Which just shows the perfect world of iterations being separate just isn’t true, so it was nice to have that feeling of completion.

Time limits

Cost, Scope and Time. You get to choose two sides of the triangle. We decided to fix both cost and time by limiting this challenge to 48 hours and not hiring a bunch of people.

This meant the only corner left was scope. We had a limited amount of scope we could deliver so we needed to make sure what we delivered was the best use of our time.

This meant that we had to push down scope as never before. If this project had been done on weekends over time we would have added other nice to have features such as not using Google Forms. However, we knew that it just wasn’t possible in one weekend.

Real MVP

The time limit meant that we had to be serious about what our MVP looked like. This is different from when I’m working professionally and companies talk about having an MVP, however are very rarely happy with the results MVP. They worry about what their customers will think with such a minimalist product and rightly so.

However, for us we didn’t have any current users to disappoint, so it really didn’t matter much to us. If anything it was liberating, it meant that we could be truly flexible with the limited scope we could deliver.
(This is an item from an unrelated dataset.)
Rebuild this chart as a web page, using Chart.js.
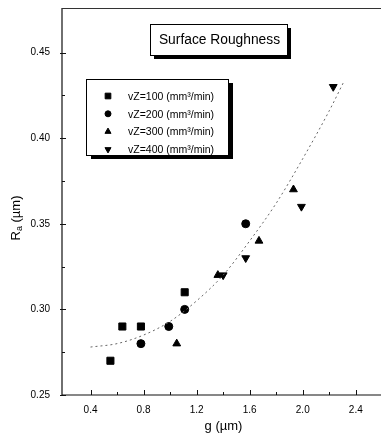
<!DOCTYPE html>
<html>
<head>
<meta charset="utf-8">
<script src="https://cdn.jsdelivr.net/npm/chart.js@4.4.1/dist/chart.umd.min.js"></script>
<style>
  html, body { margin: 0; padding: 0; background: #fff; }
  #wrap { width: 381px; height: 442px; position: relative; }
</style>
</head>
<body>
<div id="wrap"><canvas id="roughChart" width="381" height="442"></canvas></div>
<script>
// Data
const seriesLabels = [
  "vZ=100 (mm\u00b3/min)",
  "vZ=200 (mm\u00b3/min)",
  "vZ=300 (mm\u00b3/min)",
  "vZ=400 (mm\u00b3/min)",
];

// g (µm) and Ra (µm) for each feed rate
const gVz100 = [0.55, 0.64, 0.78, 1.11];
const raVz100 = [0.27, 0.29, 0.29, 0.31];

const gVz200 = [0.78, 0.99, 1.11, 1.57];
const raVz200 = [0.28, 0.29, 0.30, 0.35];

const gVz300 = [1.05, 1.36, 1.67, 1.93];
const raVz300 = [0.28, 0.32, 0.34, 0.37];

const gVz400 = [1.40, 1.57, 1.99, 2.23];
const raVz400 = [0.32, 0.33, 0.36, 0.43];

// fitted trend line
const fitG = [0.40, 0.60, 0.80, 1.00, 1.20, 1.40, 1.60, 1.80, 2.00, 2.20, 2.31];
const fitRa = [0.278, 0.280, 0.285, 0.293, 0.305, 0.320, 0.340, 0.362, 0.388, 0.416, 0.433];

const xTicks = [0.4, 0.8, 1.2, 1.6, 2.0, 2.4];
const xMinorTicks = [0.6, 1.0, 1.4, 1.8, 2.2];
const yTicks = [0.25, 0.30, 0.35, 0.40, 0.45];
const yMinorTicks = [0.275, 0.325, 0.375, 0.425];

const chartTitle = "Surface Roughness";
const xTitle = "g (\u00b5m)";

const markerStyles = [
  { pointStyle: "rect", rotation: 0, radius: 5 },
  { pointStyle: "circle", rotation: 0, radius: 4 },
  { pointStyle: "triangle", rotation: 0, radius: 4.5 },
  { pointStyle: "triangle", rotation: 180, radius: 4.5 },
];

function toPoints(xs, ys) {
  return xs.map((x, i) => ({ x: x, y: ys[i] }));
}

const FONT = "'Liberation Sans', Arial, sans-serif";

// Ticks, frame, title box, legend and axis titles
const decorPlugin = {
  id: "decor",
  afterDraw(chart) {
    const ctx = chart.ctx;
    const area = chart.chartArea;
    const xs = chart.scales.x;
    const ys = chart.scales.y;
    ctx.save();

    // frame (left, bottom, top)
    ctx.strokeStyle = "#111";
    ctx.lineWidth = 1.2;
    ctx.beginPath();
    ctx.moveTo(area.left, area.top);
    ctx.lineTo(area.left, area.bottom);
    ctx.lineTo(area.right, area.bottom);
    ctx.stroke();
    ctx.strokeStyle = "#333";
    ctx.lineWidth = 1;
    ctx.beginPath();
    ctx.moveTo(area.left, area.top + 0.5);
    ctx.lineTo(area.right, area.top + 0.5);
    ctx.stroke();

    // inward tick marks
    ctx.strokeStyle = "#111";
    ctx.lineWidth = 1;
    ctx.beginPath();
    xTicks.forEach((v) => {
      const px = Math.round(xs.getPixelForValue(v)) + 0.5;
      ctx.moveTo(px, area.bottom);
      ctx.lineTo(px, area.bottom - 5);
    });
    xMinorTicks.forEach((v) => {
      const px = Math.round(xs.getPixelForValue(v)) + 0.5;
      ctx.moveTo(px, area.bottom);
      ctx.lineTo(px, area.bottom - 3);
    });
    yTicks.forEach((v) => {
      const py = Math.round(ys.getPixelForValue(v)) + 0.5;
      ctx.moveTo(area.left - 2, py);
      ctx.lineTo(area.left + 4, py);
    });
    yMinorTicks.forEach((v) => {
      const py = Math.round(ys.getPixelForValue(v)) + 0.5;
      ctx.moveTo(area.left, py);
      ctx.lineTo(area.left + 3, py);
    });
    ctx.stroke();

    // title box with drop shadow
    const tb = { x: 150, y: 24, w: 137, h: 31 };
    ctx.fillStyle = "#000";
    ctx.fillRect(tb.x + 4, tb.y + 4, tb.w, tb.h);
    ctx.fillStyle = "#fff";
    ctx.fillRect(tb.x, tb.y, tb.w, tb.h);
    ctx.strokeStyle = "#000";
    ctx.lineWidth = 1;
    ctx.strokeRect(tb.x + 0.5, tb.y + 0.5, tb.w, tb.h);
    ctx.fillStyle = "#000";
    ctx.font = "13.8px " + FONT;
    ctx.textAlign = "center";
    ctx.textBaseline = "middle";
    ctx.fillText(chartTitle, tb.x + tb.w / 2 + 1, tb.y + tb.h / 2 + 1);

    // legend box with drop shadow
    const lb = { x: 86, y: 79, w: 142, h: 76 };
    ctx.fillStyle = "#000";
    ctx.fillRect(lb.x + 5, lb.y + 4, lb.w, lb.h);
    ctx.fillStyle = "#fff";
    ctx.fillRect(lb.x, lb.y, lb.w, lb.h);
    ctx.strokeStyle = "#000";
    ctx.strokeRect(lb.x + 0.5, lb.y + 0.5, lb.w, lb.h);
    ctx.font = "10.5px " + FONT;
    ctx.textAlign = "left";
    seriesLabels.forEach((label, i) => {
      const rowY = 96 + i * 17.8;
      const ms = markerStyles[i];
      ctx.fillStyle = "#000";
      ctx.strokeStyle = "#000";
      Chart.helpers.drawPoint(ctx, {
        pointStyle: ms.pointStyle,
        rotation: ms.rotation,
        radius: ms.radius - 1,
        borderWidth: 1,
      }, 108, rowY);
      ctx.fillStyle = "#000";
      ctx.fillText(label, 128, rowY + 1);
    });

    // x axis title
    ctx.font = "13px " + FONT;
    ctx.textAlign = "center";
    ctx.textBaseline = "middle";
    ctx.fillText(xTitle, (area.left + area.right) / 2 + 2, 426);

    // y axis title: R with subscript a
    ctx.translate(16, 218);
    ctx.rotate(-Math.PI / 2);
    ctx.textAlign = "left";
    ctx.font = "13px " + FONT;
    const rW = ctx.measureText("R").width;
    ctx.font = "9px " + FONT;
    const aW = ctx.measureText("a").width;
    ctx.font = "13px " + FONT;
    const restW = ctx.measureText(" (\u00b5m)").width;
    let cx = -(rW + aW + restW) / 2;
    ctx.fillText("R", cx, 0);
    cx += rW;
    ctx.font = "9px " + FONT;
    ctx.fillText("a", cx, 4);
    cx += aW;
    ctx.font = "13px " + FONT;
    ctx.fillText(" (\u00b5m)", cx, 0);

    ctx.restore();
  },
};

const scatterSets = [
  [gVz100, raVz100],
  [gVz200, raVz200],
  [gVz300, raVz300],
  [gVz400, raVz400],
].map((pair, i) => ({
  label: seriesLabels[i],
  data: toPoints(pair[0], pair[1]),
  pointStyle: markerStyles[i].pointStyle,
  rotation: markerStyles[i].rotation,
  pointRadius: markerStyles[i].radius,
  backgroundColor: "#000",
  borderColor: "#000",
  borderWidth: 1,
  showLine: false,
}));

const fitSet = {
  label: "fit",
  data: toPoints(fitG, fitRa),
  showLine: true,
  borderColor: "#666",
  borderWidth: 1,
  borderDash: [2, 3],
  pointRadius: 0,
  tension: 0.4,
  cubicInterpolationMode: "monotone",
  fill: false,
};

const ctx = document.getElementById("roughChart").getContext("2d");
const roughChart = new Chart(ctx, {
  type: "scatter",
  data: { datasets: [fitSet].concat(scatterSets) },
  options: {
    responsive: false,
    animation: false,
    layout: { autoPadding: false, padding: { top: 8, right: 0, left: 0, bottom: 0 } },
    plugins: {
      legend: { display: false },
      tooltip: { enabled: false },
      title: { display: false },
    },
    scales: {
      x: {
        type: "linear",
        min: 0.185,
        max: 2.59,
        border: { display: false },
        grid: { display: false, drawTicks: false },
        afterBuildTicks: (scale) => {
          scale.ticks = xTicks.map((v) => ({ value: v }));
        },
        afterFit: (scale) => {
          scale.height = 47;
          scale.paddingLeft = 0;
          scale.paddingRight = 0;
        },
        ticks: {
          padding: 9,
          color: "#000",
          font: { size: 10, family: FONT },
          maxRotation: 0,
          callback: (v) => v.toFixed(1),
        },
      },
      y: {
        type: "linear",
        min: 0.25,
        max: 0.476,
        border: { display: false },
        grid: { display: false, drawTicks: false },
        afterBuildTicks: (scale) => {
          scale.ticks = yTicks.map((v) => ({ value: v }));
        },
        afterFit: (scale) => {
          scale.width = 62;
          scale.paddingTop = 0;
          scale.paddingBottom = 0;
        },
        ticks: {
          padding: 12,
          color: "#000",
          font: { size: 10, family: FONT },
          callback: (v) => v.toFixed(2),
        },
      },
    },
  },
  plugins: [decorPlugin],
});
</script>
</body>
</html>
This meant that we needed to focus on the core journey the customer would go through and allow that to be done in the most simple way possible. For example, we were happy to “go to market” with the signup form being a Google form as it still allows users to add their details while being quick for us to set up and manage.

Future

Now we have to see if we are delivering true value to bloggers. Especially to those who want to write and receive guest posts.

These are my biggest questions at the moment:

Is the problem finding “where to guest post” a problem?
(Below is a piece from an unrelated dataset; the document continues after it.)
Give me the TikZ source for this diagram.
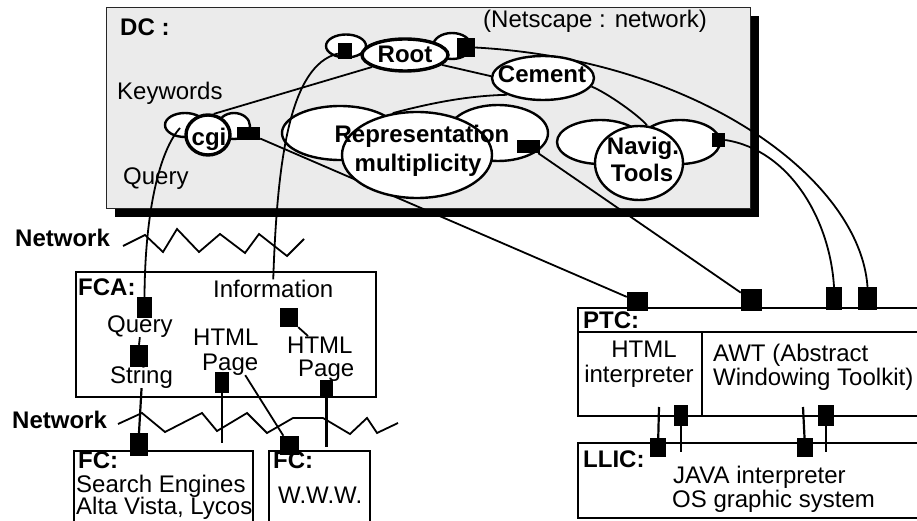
\documentclass[tikz,border=0pt]{standalone}
\usepackage{fontspec}
\setmainfont{Liberation Sans}
\usetikzlibrary{shapes.geometric,calc}
\newcommand\dfont{\fontsize{24}{26}\selectfont}
\pgfdeclarelayer{bg}
\pgfdeclarelayer{wires}
\pgfsetlayers{bg,wires,main}

\begin{document}
\begin{tikzpicture}[x=1pt,y=-1pt,
  lbl/.style={inner sep=0, font=\dfont, anchor=base west},
  clbl/.style={inner sep=0, font=\dfont, anchor=base},
  blbl/.style={inner sep=0, font=\dfont\bfseries, anchor=base west},
  cblbl/.style={inner sep=0, font=\dfont\bfseries, anchor=base},
  wire/.style={line width=1.8pt},
  stub/.style={line width=2.2pt},
  bub/.style={ellipse, draw, fill=white, line width=2.4pt, inner sep=0},
  hub/.style={bub, line width=3.4pt},
  sq/.style={rectangle, fill=black, inner sep=0},
  frame/.style={rectangle, draw, line width=2.4pt, inner sep=0, anchor=north west},
  zig/.style={line width=1.8pt, line join=miter}
]
\useasboundingbox (0,0) rectangle (917,521);
\clip (0,0) rectangle (917,521);

% ---- DC panel with its drop shadow
\begin{pgfonlayer}{bg}
  \node[fill=black, inner sep=0, minimum width=644, minimum height=201, anchor=north west] (dcShadow) at (115,16) {};
  \node[rectangle, draw=black!85, line width=1.2pt, fill=black!8, inner sep=0,
        minimum width=644, minimum height=201, anchor=north west] (dc) at (106,7) {};
\end{pgfonlayer}

% ---- bubbles
\node[bub, minimum width=40, minimum height=23] (rootL) at (346,46) {};
\node[bub, minimum width=38, minimum height=26] (rootR) at (452,46) {};
\node[hub, minimum width=86, minimum height=32] (root) at (405,55) {};
\node[bub, minimum width=102, minimum height=44] (cement) at (543,78) {};
\node[bub, minimum width=40, minimum height=24] (cgiL) at (185,125) {};
\node[bub, minimum width=32, minimum height=26] (cgiR) at (234,126) {};
\node[hub, minimum width=44, minimum height=40] (cgi) at (208,135) {};
\node[bub, minimum width=116, minimum height=54] (repL) at (340,133) {};
\node[bub, minimum width=100, minimum height=56] (repR) at (498,133) {};
\node[bub, minimum width=150, minimum height=86] (rep) at (417,155) {};
\node[bub, minimum width=86, minimum height=44] (navL) at (600,142) {};
\node[bub, minimum width=80, minimum height=44] (navR) at (680,142) {};
\node[bub, minimum width=88, minimum height=74] (nav) at (639,163) {};

% ---- component frames
\node[frame, minimum width=300, minimum height=125] (fca) at (75,271) {};
\node[frame, minimum width=179, minimum height=100] (fc1) at (73,450) {};
\node[frame, minimum width=101, minimum height=100] (fc2) at (268,450) {};
\node[frame, minimum width=360, minimum height=108] (ptc) at (577,307) {};
\node[frame, minimum width=360, minimum height=75] (llic) at (577,442) {};
\draw[line width=2.4pt] (577,332) -- (937,332);
\draw[line width=2.4pt] (702,332) -- (702,415);

% ---- ports
\node[sq, minimum width=14, minimum height=16] (sqRootL) at (345,51) {};
\node[sq, minimum width=18, minimum height=19] (sqRootR) at (466,47.5) {};
\node[sq, minimum width=23, minimum height=13] (sqCgi) at (248.5,133.5) {};
\node[sq, minimum width=23, minimum height=13] (sqRep) at (528.5,146.5) {};
\node[sq, minimum width=13, minimum height=14] (sqNav) at (718.5,140) {};
\node[sq, minimum width=21, minimum height=19] (sqP1) at (637.5,301.5) {};
\node[sq, minimum width=21, minimum height=22] (sqP2) at (751.5,300) {};
\node[sq, minimum width=16, minimum height=23] (sqP3) at (834,298.5) {};
\node[sq, minimum width=19, minimum height=23] (sqP4) at (867.5,298.5) {};
\node[sq, minimum width=14, minimum height=21] (sqHI) at (681,415.5) {};
\node[sq, minimum width=16, minimum height=21] (sqAWT) at (826,415.5) {};
\node[sq, minimum width=16, minimum height=19] (sqL1) at (658,447.5) {};
\node[sq, minimum width=16, minimum height=19] (sqL2) at (805,447.5) {};
\node[sq, minimum width=15, minimum height=21] (sqQuery) at (144.5,307.5) {};
\node[sq, minimum width=18, minimum height=22] (sqString) at (139,356) {};
\node[sq, minimum width=18, minimum height=19] (sqInfo) at (289,317.5) {};
\node[sq, minimum width=14, minimum height=21] (sqPage1) at (222,382.5) {};
\node[sq, minimum width=13, minimum height=18] (sqPage2) at (326.5,389) {};
\node[sq, minimum width=18, minimum height=23] (sqFC1) at (139,444.5) {};
\node[sq, minimum width=19, minimum height=19] (sqFC2) at (289.5,445.5) {};

% ---- labels
\node[blbl] (tDC) at (120,36) {DC :};
\node[lbl] (tNetscape) at (483,28) {(Netscape : network)};
\node[lbl] (tKeywords) at (117,100) {Keywords};
\node[lbl] (tQuery) at (123,185) {Query};
\node[cblbl] (tRoot) at (405,63) {Root};
\node[cblbl] (tCement) at (542,83) {Cement};
\node[cblbl] (tCgi) at (209,146) {cgi};
\node[cblbl] (tRep1) at (422,143) {Representation};
\node[cblbl] (tRep2) at (418,172) {multiplicity};
\node[cblbl] (tNav1) at (643,155) {Navig.};
\node[cblbl] (tNav2) at (642,182) {Tools};

\node[blbl] (tNet1) at (15,247) {Network};
\node[blbl] (tNet2) at (12,428) {Network};

\node[blbl] (tFCA) at (78,295) {FCA:};
\node[lbl] (tInfo) at (213,297) {Information};
\node[lbl] (tQuery2) at (107,332) {Query};
\node[lbl] (tString) at (110,383) {String};
\node[lbl] (tHtml1) at (193,345) {HTML};
\node[lbl] (tPage1) at (202,370) {Page};
\node[lbl] (tHtml2) at (287,353) {HTML};
\node[lbl] (tPage2) at (298,376) {Page};

\node[blbl] (tFC1) at (78,468) {FC:};
\node[lbl] (tSearch) at (76,492) {Search Engines};
\node[lbl] (tAlta) at (76,514) {Alta Vista, Lycos};
\node[blbl] (tFC2) at (273,468) {FC:};
\node[lbl] (tWWW) at (278,503) {W.W.W.};

\node[blbl] (tPTC) at (583,328) {PTC:};
\node[clbl] (tHI1) at (644,357) {HTML};
\node[clbl] (tHI2) at (639,382) {interpreter};
\node[lbl] (tAWT1) at (713,361) {AWT (Abstract};
\node[lbl] (tAWT2) at (713,385) {Windowing Toolkit)};
\node[blbl] (tLLIC) at (583,467) {LLIC:};
\node[lbl] (tJava) at (673,483) {JAVA interpreter};
\node[lbl] (tOS) at (672,507) {OS graphic system};

% ---- free ends
\coordinate (infoTip) at (308,336);
\coordinate (page1Tail) at (222,443);
\coordinate (page2Tail) at (326.5,447);
\coordinate (hiFoot) at (659,407);
\coordinate (hiTail) at (681,452);
\coordinate (awtFoot) at (803,407);
\coordinate (awtTail) at (826,452);

% ---- connectors running under the bubbles
\begin{pgfonlayer}{wires}
  \draw[wire] (root.200) -- (cgi.75);
  \draw[wire] (root.345) -- (cement.178);
  \draw[wire] (cement.205) .. controls +(-40,1) and +(38,-10) .. (rep.120);
  \draw[wire] (cement.350) .. controls +(15,6) and +(-8,-10) .. (nav.78);
  \draw[wire] (sqRootR.east) .. controls (700,60) and (860,180) .. (sqP4.north);
  \draw[wire] (sqNav.east) .. controls (790,150) and (830,220) .. (sqP3.north);
  \draw[wire] (sqCgi) -- (sqP1);
  \draw[wire] (sqRep) -- (sqP2);
\end{pgfonlayer}

% ---- connectors on top
\draw[wire] (sqRootL.200) .. controls +(-48,12) and +(4,-120) .. (tInfo.north);
\draw[wire] ($(cgiL.center)+(-5,3)$) .. controls +(-20,22) and +(0.5,-87) .. (sqQuery.north);
\draw[wire] (tQuery2.south) -- (sqString.north);
\draw[stub] (tString.south) -- (sqFC1.north);
\draw[wire] (sqInfo.south east) -- (infoTip);
\draw[stub] (sqPage1.south) -- (page1Tail);
\draw[stub] (sqPage2.south) -- (page2Tail);
\draw[wire] ($(tPage1.south)+(15,0)$) -- (sqFC2);
\draw[stub] (hiFoot) -- (sqL1);
\draw[stub] (sqHI) -- (hiTail);
\draw[stub] (awtFoot) -- (sqL2);
\draw[stub] (sqAWT) -- (awtTail);

% ---- network links
\draw[zig] (123,246) -- (145,235) -- (163,252) -- (177,229) -- (199,252) -- (220,234)
  -- (245,253) -- (259,234) -- (287,256) -- (304,239);
\draw[zig] (118,424) -- (142,413) -- (165,432) -- (202,413) -- (217,431) -- (247,413)
  -- (267,433) -- (293,418) -- (323,418) -- (350,434) -- (367,418) -- (377,433) -- (398,423);
\end{tikzpicture}
\end{document}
Do people actually find it difficult to find blogs to guest post on? Or do they find them anyway by some other means?

Currently I’m not sure I’m deep enough a blogger to understand how big of a problem this is.

How much guest posting occurs?

This is something I’m curious about. I wonder how many people are actively writing guest posts. I’ve done one for a friend as he writes book reviews and I posted a review. However, outside of that I haven’t really done it.

It seems that it’s regarded as something that should be done, but I just wonder how prevalent it really is.

Is there higher levels of demand than supply?

I wonder who will end up seeking out the directory more. People who are wanting to guest post to improve their own sites ranking or the blog owners who are looking for content.

Obviously for our site to work we need a good mixture of both. As without one we won’t be able to get the other. Even though, once a blog is posted there is very little upkeep to keep it on the site so we may end up with many more blog owners.

Will the people with low DA get offers from writers?

I feel like this situation may lead to people with the highest Domain Authority getting many requests and the people with the lower Domain Authority getting barely any. This is because the value of the backlinks increases the more that website is worth. So if you have a low Domain Authority it’s not worth as much to guest post to that website as it would be on a more popular website.

Therefore I think the distribution may end up being rather unequal.

Conclusions

I really enjoyed working on a project that had such a quick turnaround and that we could do in a weekend. There are more features that we would like to add to turn it into a rounded product so that we don’t have to manually intervene, but now the product is live we can continue to chip away incrementally.

I would recommend giving this type of delivery plan a go and I would do another one in the future without a second thought. The style of development reminds me of my early days building software where my time wasn’t managed by tickets and release cycles - it was just about working on the most important stuff.